Spring Garden Music

 

Recorded by Jack at home

Mastered by Alex Nagel, Philadelphia

Executive Producer Kevin Reilly

Cover and design by Barbara Upton

Released on Relative Pitch Records LLC: RPR 1162

Available for listening: Bandcamp

Alto sax solo on youtube March 9, 2024

Liner notes for What is What:

In 1983 I released my first solos on Free Life, Singing. At that time only a handful of musicians took free improvisation seriously, so I announced the record with a manifesto in two parts:

“THIS IS MUSIC, it is song that must be followed, listened into. It is made to be the center of your attention; without that it is an annoying interruption. It is meant to draw from you feeling in all its details. It plays with you, is a conversation with you, so open and frank it will embarrass if you try to separate what you hear from how you experience reality…There is a beat here that denies the ridiculous constancy of the clock; it traces movement as it really is, finding its drive within its own needs—a dance that taps the body not the foot….There is melody as well, identical with its process of creation, using everything as it appears--uncertainty, fear, finding its strength

There is a delicacy and a passionate hardness, stripped bare of cloying sentiment. Its rawness is the exuberance of sound overflowing, basking in its self-created luxury….It is, every bit of it, composed the same moment you hear it, with its birth still smelling as it is handed over. It is all growing, running wild, certainly it's laughing, our child. This tease scorns the yawning perfection of the finished replica, the cynicism of too much marketplace, wanting approval before it wants itself….This music encourages your activity and your reflection on what it is to be alive. It promises to give you what you offer.

WHAT I WANT IS THIS: a music that is the outer form, the appearance in the world, the reality of feeling, of desire, need, contradiction, suffering. I want a music deep into the present time, how we truly exist now, music that defines us and gives us the future we deserve. I want a music done for the sheer love of playing, which has to exist, is surrounded by its existence. A music of intense pleasure, polymorphous, naïve, risking itself for its own sake.

This music is here for us and won't deceive our hopes if we give everything to it.”

 

Review by Massimo, author of Touching Extremes:

Saxophone maverick Jack Wright provides us with four tracks of undiluted soloism. Two for soprano, one each for tenor and alto. These soliloquies are as bubbly as spring water, thoroughly intelligible, and straight to the point. Wright is the antithesis of the stereotypical improviser: his phrasing evokes by sketching rather than pompously asserting, hints at the sublime via grimacing, throws left hooks to the liver of obviousness instead of coming across as a pretentious high school essay. Above all, it leaves ample room for the breathing space of a listener, who has time to download the essential data into the ears and brain, and process it all to the fullest.

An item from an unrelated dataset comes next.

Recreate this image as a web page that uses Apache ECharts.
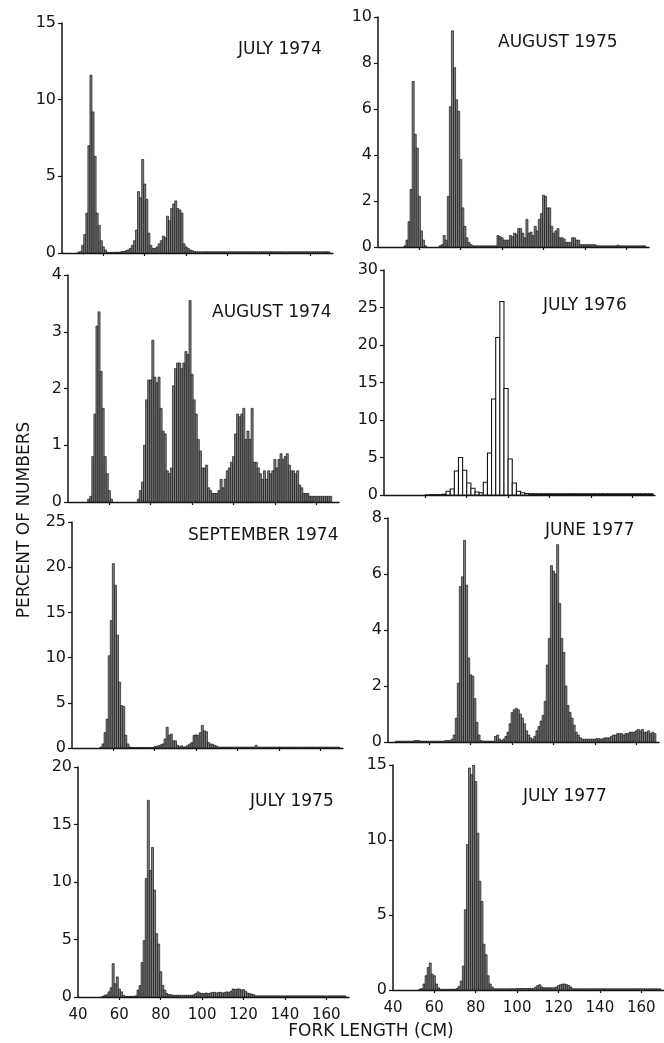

Listening to over three-quarters of an hour of solo sax without experiencing at least a few moments of distraction, or out-and-out boredom, is not a given. But Wright, with decades of anti-yawning antidotes stuffed in his soul, knows exactly where to fish out the notes, harmonics and sputtery vibrations that, in consistently effective combinations, drive those ugly ghosts from the audio landscape. His exercise of staccato and ostinato turns a fragment into a miniature declaration of independence. The amalgam of heart, lungs, and imagination that makes this material moldable by our perceptive equipment ensures that snippets of sonic novelty are felt in the skull first, and in the chest later.

In ultimate praise, subsequent to my second round with What Is What I had the urge to pick up my guitar after not doing so for quite a while, and played for several minutes in a fresh, unforced way. Wright's improvisational approach prevents the interpretive mechanisms of instinct from resorting to easy routes or, even worse, commonplaces. I don't know how much the protagonist is interested in what this reviewer is about to state, which perhaps will sound blasphemous for someone. However, this album — along with many other hidden gems containing little sparks of Wright's modest genius — should serve to add, once and for all, his name to the list of all-time greats, together with the Lacys, the (Evan) Parkers and the Colemans. The establishment's blessing is not required. It's never too late to learn that, in music, purity is everything.

Review in The Wire:

Now in his eighties, Jack Wright remains "an undergrounder by design," having devoted himself ro free music full time since 1979. Based in the Philadelphia area, he's a keen collaborator, seeking fruitful connections in the US, Europe, and Japan. What is What offers an arresting insight into his solo practice across the saxophone family, with pieces for soprano, alto and tenor. Wright opens "What is Soprano" with a series of vocalised whinnies studded with plosives. Tremulous long tones unfold into grainy whorls, a lyrical descant gives way to gruff sputter, His alto vocabulary is equally expansive, from playful melodic phrases to animalistic snuffles and grunts suggestive of Iberico pigs guzzling acorns.